WiFi Getting in Shape to Help Out Mobile Cellular Broadband

There was a time that WiFi was the scrappy junior cousin of cellular mobile data services. Now most mobile carriers have begun to reassess WiFi as an effective complementary wireless infrastructure for offloading flood-level amounts of data traffic from smartphones, tablets and dongles from their cellular networks.

4G LTE has helped the carriers to enhance overall capacity but it is also stimulating more intensive use of mobile data video streaming services. The snag is, many of the WiFi public access gateways also need to ready for action and up to the job.

This overloading is a common complaint in South Korea, and it is likely to be replicated in a number of developed markets, as wireless data traffic continues to grow exponentially. 802.11n is starting to make its presence felt in the newer Wi-Fi hotspot deployments, and legacy hotspots are steadily being upgraded to 802.11n. 802.11n does help to boost the number of users the hotspot can handle and data connection (up to 600 Mbps), as the AP supports a higher modulation as well as up to four MIMO antennas. 802.11n can be deployed on the 5 GHz band, but the majority of devices are accessing it on the 2.4 GHz band. As a result, a large number of public Wi-Fi hotspots are struggling to handle the number of users accessing the 2.4 GHz band, which is then exacerbated by the uncontrolled mish-mash of Wi-Fi 2.4 GHz APs that have been installed by residential users, businesses, and carriers in many urban environments. In Seoul, the Wi-Fi 2.4 GHz congestion/interference is often so bad customers are opting to remain on their LTE connections and avoid Wi-Fi.
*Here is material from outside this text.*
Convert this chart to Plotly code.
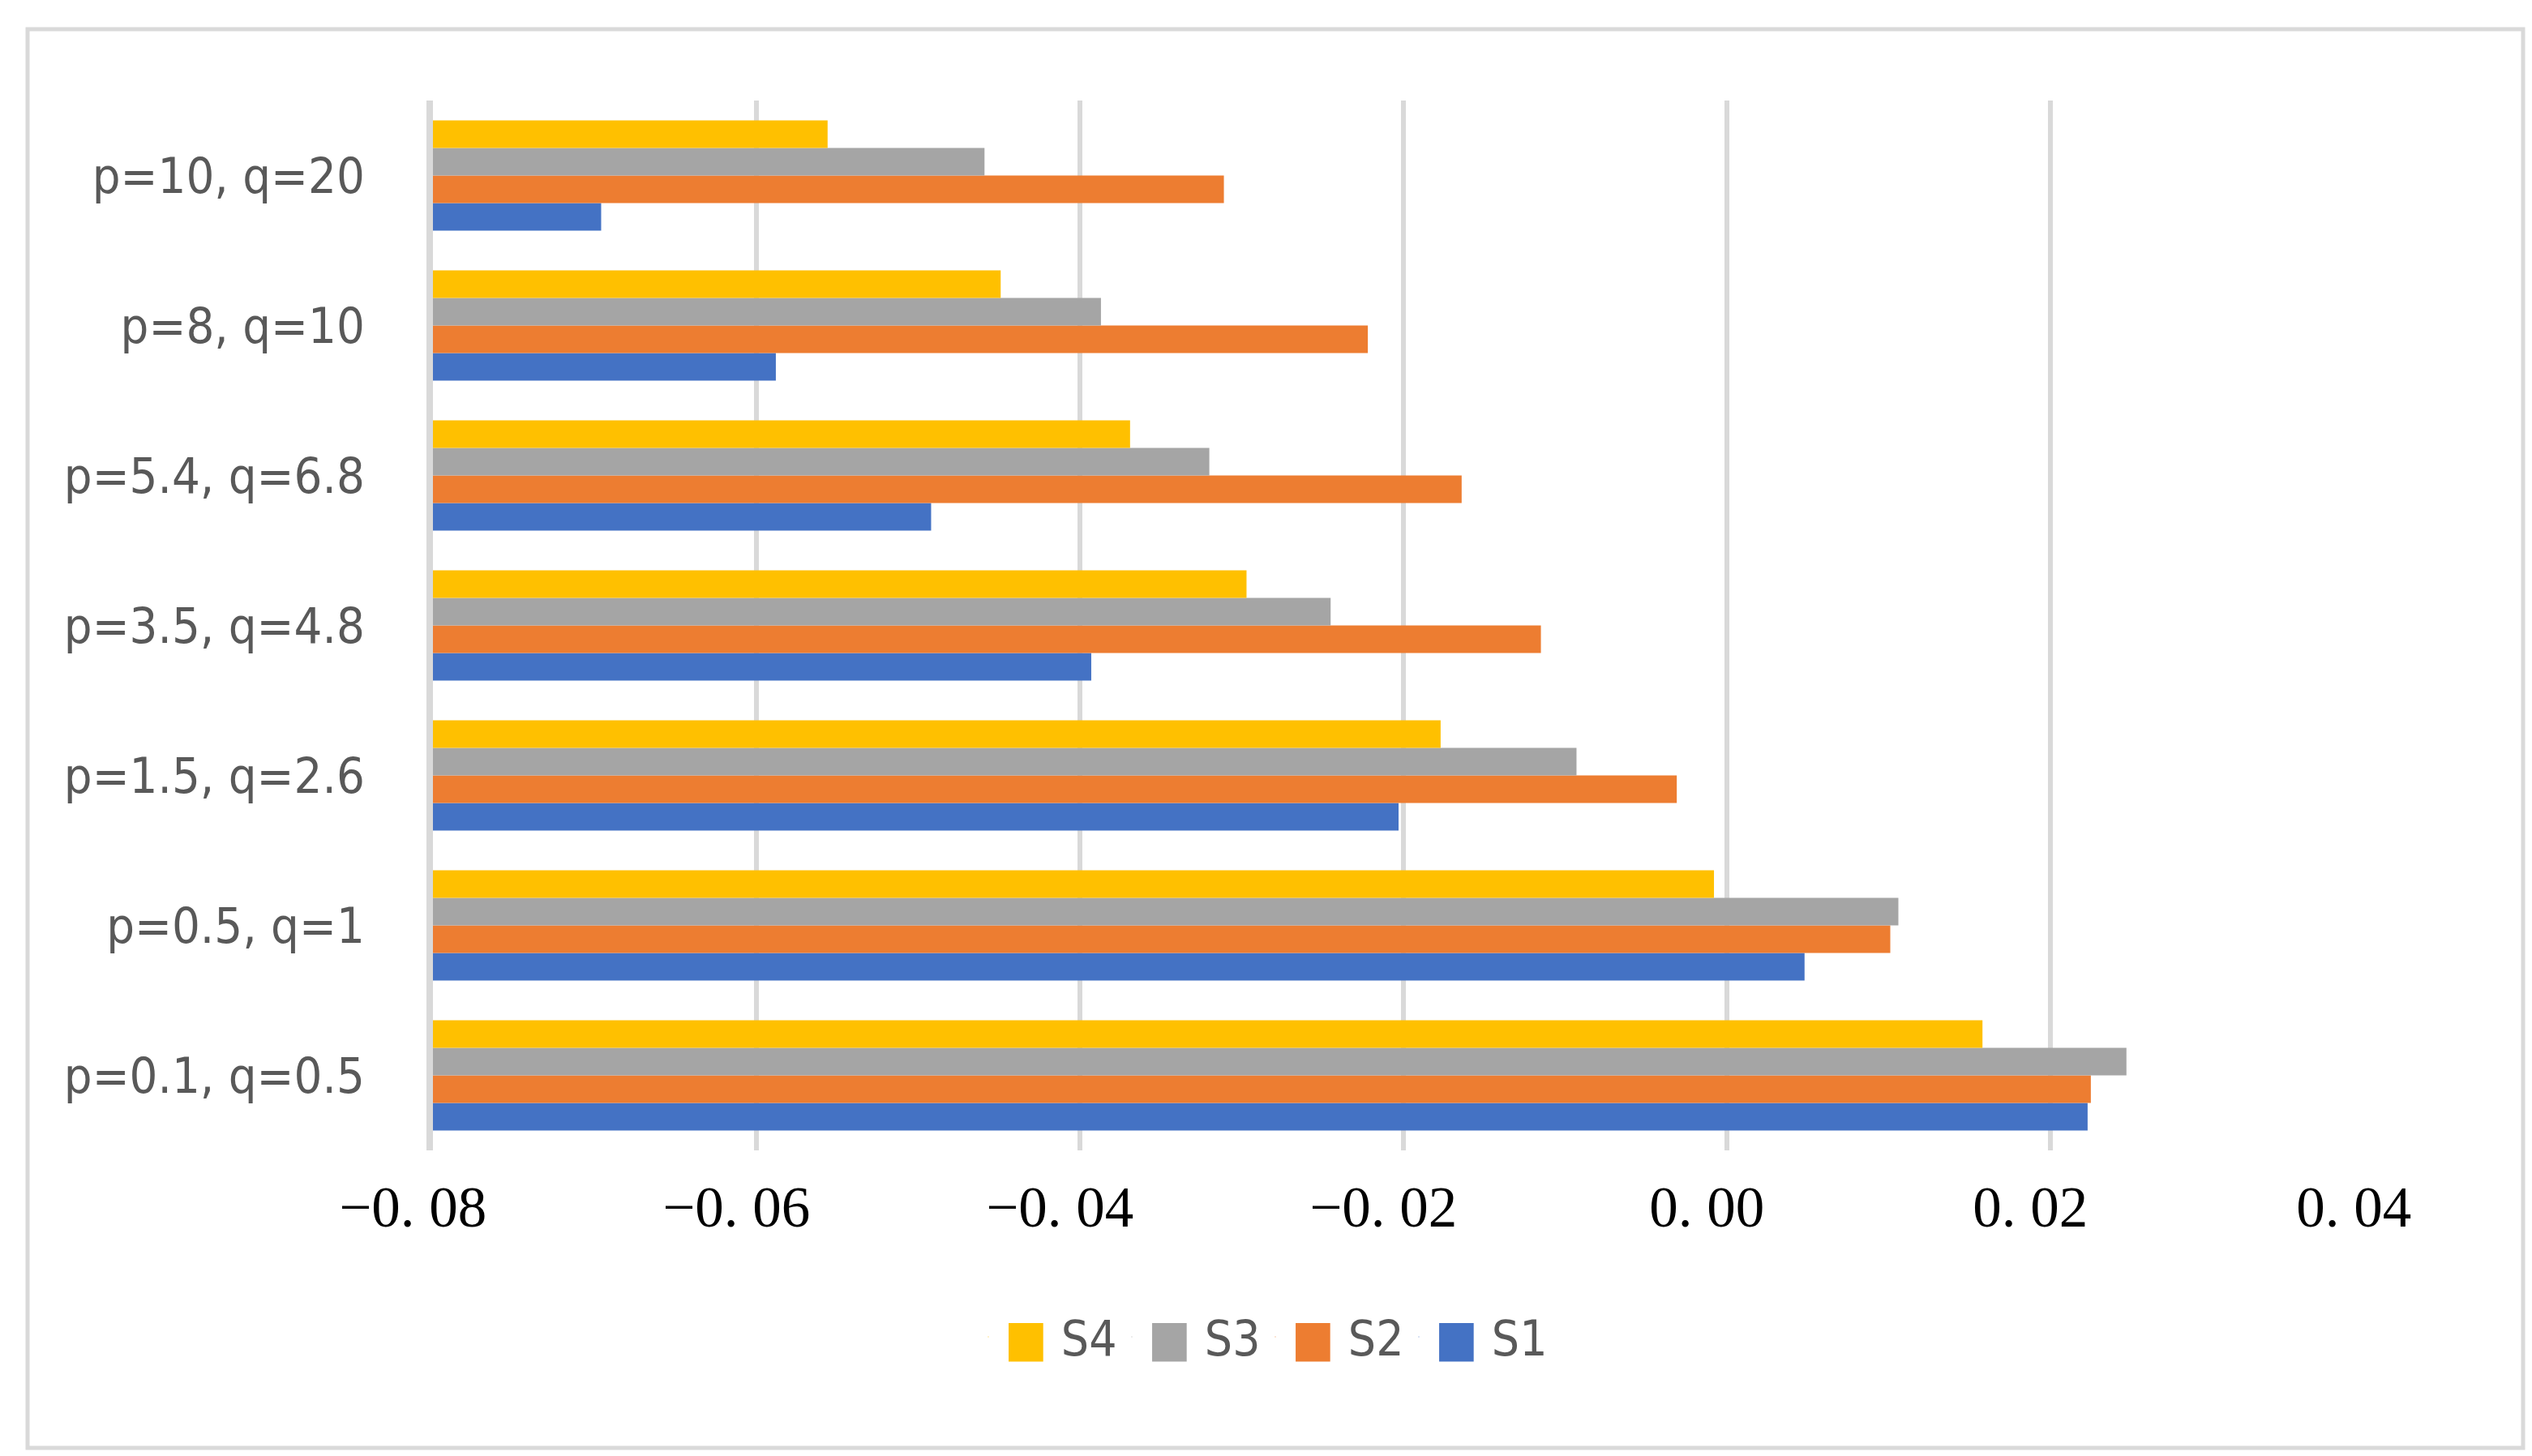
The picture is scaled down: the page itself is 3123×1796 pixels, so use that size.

There are solutions that should help mitigate the increasingly congested and interference-ridden Wi-Fi hotspots. A key one will be 802.11ac, which will push newer smartphones to start using the 5 GHz band. Other initiatives that should enhance the public Wi-Fi experience include Hotspot 2.0 that enables a Wi-Fi hotspot to seamlessly authenticate and automatically join a Wi-Fi subscriber whenever the user enters a Hotspot 2.0 area.